# Tips for Microloading 5x5 etc



## Jeffers1966 (Apr 19, 2013)

Has anyone got any tips for microloading , chains etc and where to buy , the smallest plates at my gym are 1.25 and always being used , not worried about dead lifts & squats it's barbell curls and rows for 5x5 ,


----------



## BettySwallocks (Aug 1, 2012)

You can get micro plates online ive got a set, seem to remember them being quite expensive though.


----------



## Jeffers1966 (Apr 19, 2013)

BettySwallocks said:


> You can get micro plates online ive got a set, seem to remember them being quite expensive though.

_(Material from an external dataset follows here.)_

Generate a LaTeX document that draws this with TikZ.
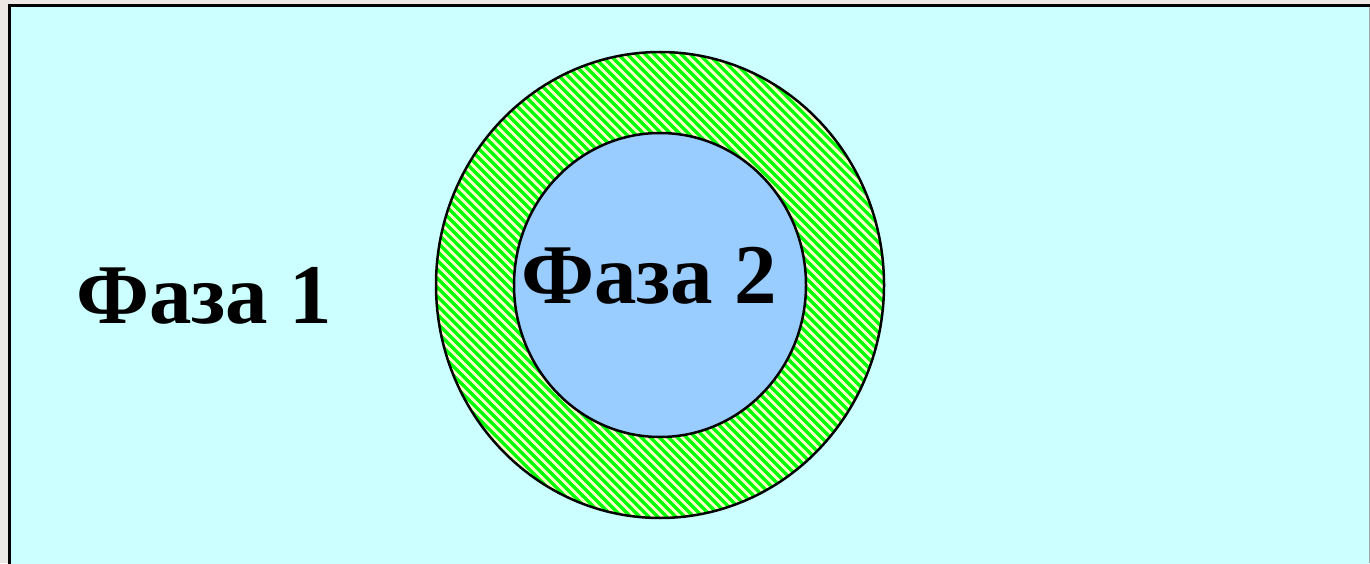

Yes bloody expensive :/ I've read about people using chains and magnets , was hoping someone might be able to point me in the right direction , the micro weights seem to start at £50 if you include the vat


----------



## sneeky_dave (Apr 2, 2013)

What weight would you want? I'm just curious tbh


----------



## Jeffers1966 (Apr 19, 2013)

sneeky_dave said:


> What weight would you want? I'm just curious tbh


Probably 2x .5 500g and 2x .250 , would like to have it there if I stall as even minimal increase is something if you start to plateau


----------



## Big ape (May 5, 2011)

Jeffers1966 said:


> Probably 2x .5 500g and 2x .250 , would like to have it there if I stall as even minimal increase is something if you start to plateau


just stick some marshmellows on the end of the bar


----------



## Jeffers1966 (Apr 19, 2013)

Big ape said:


> just stick some marshmellows on the end of the bar


I knew it was on,y a matter of time before I got some stick ,,, lol


----------